▸ SET PROBLEM:
Retype the lines beneath this one, from the first through the line containing "import * as". Pictures are left out.

▸ DATA EXTRACT:
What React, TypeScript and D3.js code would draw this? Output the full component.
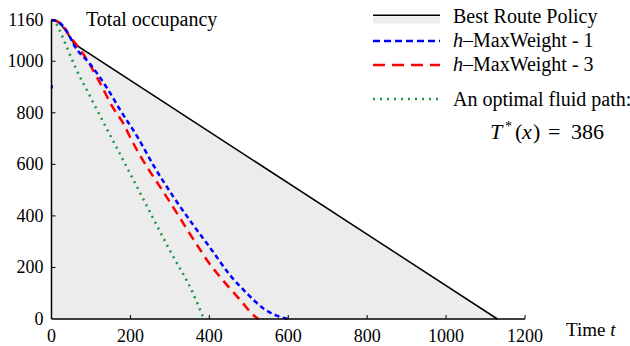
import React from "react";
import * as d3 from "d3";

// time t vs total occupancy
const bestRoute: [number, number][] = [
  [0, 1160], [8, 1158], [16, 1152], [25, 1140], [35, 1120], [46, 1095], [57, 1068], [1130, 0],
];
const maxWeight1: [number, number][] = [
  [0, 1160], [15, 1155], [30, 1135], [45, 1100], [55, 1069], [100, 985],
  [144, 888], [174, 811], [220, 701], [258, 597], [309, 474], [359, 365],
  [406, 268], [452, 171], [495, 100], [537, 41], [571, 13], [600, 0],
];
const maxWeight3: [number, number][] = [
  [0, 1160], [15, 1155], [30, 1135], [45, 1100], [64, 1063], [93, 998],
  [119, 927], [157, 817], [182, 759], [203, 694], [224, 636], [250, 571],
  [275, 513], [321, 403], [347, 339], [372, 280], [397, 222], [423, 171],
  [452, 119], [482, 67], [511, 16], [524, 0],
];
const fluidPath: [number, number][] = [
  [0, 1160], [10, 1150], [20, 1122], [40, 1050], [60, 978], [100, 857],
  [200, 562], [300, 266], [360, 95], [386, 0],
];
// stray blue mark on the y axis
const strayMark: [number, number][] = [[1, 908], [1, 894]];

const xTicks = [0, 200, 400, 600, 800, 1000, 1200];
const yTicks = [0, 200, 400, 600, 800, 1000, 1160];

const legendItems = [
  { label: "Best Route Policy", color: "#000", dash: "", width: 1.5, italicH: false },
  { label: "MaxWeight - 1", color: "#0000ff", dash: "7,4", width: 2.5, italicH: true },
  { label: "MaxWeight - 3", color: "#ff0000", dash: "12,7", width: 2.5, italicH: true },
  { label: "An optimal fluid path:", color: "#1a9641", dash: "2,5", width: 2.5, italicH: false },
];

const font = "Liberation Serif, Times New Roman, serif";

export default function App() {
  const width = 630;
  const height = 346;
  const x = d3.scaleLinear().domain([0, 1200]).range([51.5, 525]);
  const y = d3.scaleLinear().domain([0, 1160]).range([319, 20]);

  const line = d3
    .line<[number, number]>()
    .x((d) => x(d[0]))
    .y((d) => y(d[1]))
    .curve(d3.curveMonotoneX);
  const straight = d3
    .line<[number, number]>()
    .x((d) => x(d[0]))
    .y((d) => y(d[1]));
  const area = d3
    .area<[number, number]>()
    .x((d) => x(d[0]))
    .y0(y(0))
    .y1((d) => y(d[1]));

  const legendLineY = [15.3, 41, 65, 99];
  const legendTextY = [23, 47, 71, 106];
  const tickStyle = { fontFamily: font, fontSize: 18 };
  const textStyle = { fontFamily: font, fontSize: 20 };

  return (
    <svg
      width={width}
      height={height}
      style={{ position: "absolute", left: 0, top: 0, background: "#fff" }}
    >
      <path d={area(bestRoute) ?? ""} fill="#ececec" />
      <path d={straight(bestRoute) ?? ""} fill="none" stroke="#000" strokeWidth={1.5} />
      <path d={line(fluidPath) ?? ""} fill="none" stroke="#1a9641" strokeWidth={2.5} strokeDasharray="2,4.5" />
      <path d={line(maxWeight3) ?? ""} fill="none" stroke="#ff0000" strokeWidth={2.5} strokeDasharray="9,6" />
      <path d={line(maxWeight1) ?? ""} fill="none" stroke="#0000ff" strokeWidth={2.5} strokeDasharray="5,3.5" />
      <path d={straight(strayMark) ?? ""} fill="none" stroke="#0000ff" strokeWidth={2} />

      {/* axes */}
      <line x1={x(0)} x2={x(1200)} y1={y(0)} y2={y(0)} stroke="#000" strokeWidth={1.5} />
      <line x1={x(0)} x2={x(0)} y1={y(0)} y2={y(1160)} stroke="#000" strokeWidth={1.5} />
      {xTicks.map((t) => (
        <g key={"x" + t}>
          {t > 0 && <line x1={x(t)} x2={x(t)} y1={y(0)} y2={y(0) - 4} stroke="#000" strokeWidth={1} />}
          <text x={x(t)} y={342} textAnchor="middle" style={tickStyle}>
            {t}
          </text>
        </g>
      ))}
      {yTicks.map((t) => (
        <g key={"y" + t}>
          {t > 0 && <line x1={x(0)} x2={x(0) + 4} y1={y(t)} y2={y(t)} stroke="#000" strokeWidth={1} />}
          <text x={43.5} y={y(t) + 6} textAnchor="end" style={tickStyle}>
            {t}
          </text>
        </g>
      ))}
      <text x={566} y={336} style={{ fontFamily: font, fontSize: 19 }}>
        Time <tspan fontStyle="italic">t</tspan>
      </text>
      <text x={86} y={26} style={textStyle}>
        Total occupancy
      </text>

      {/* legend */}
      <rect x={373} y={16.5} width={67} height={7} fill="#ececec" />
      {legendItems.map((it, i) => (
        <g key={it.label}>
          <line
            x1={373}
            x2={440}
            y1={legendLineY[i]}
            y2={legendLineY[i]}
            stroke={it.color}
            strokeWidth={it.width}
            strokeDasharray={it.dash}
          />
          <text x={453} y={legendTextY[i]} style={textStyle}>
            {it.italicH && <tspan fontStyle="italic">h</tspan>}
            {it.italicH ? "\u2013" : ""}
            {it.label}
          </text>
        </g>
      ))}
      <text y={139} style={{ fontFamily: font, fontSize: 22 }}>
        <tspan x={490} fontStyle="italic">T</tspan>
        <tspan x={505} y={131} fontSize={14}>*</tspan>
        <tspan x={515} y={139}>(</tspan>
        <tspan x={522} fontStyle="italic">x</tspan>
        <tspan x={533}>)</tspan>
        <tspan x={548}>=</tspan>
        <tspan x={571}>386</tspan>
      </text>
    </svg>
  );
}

▸ OUTPUT FOR THIS EXERCISE:
What React, TypeScript and D3.js code would draw this? Output the full component.
import React from "react";
import * as d3 from "d3";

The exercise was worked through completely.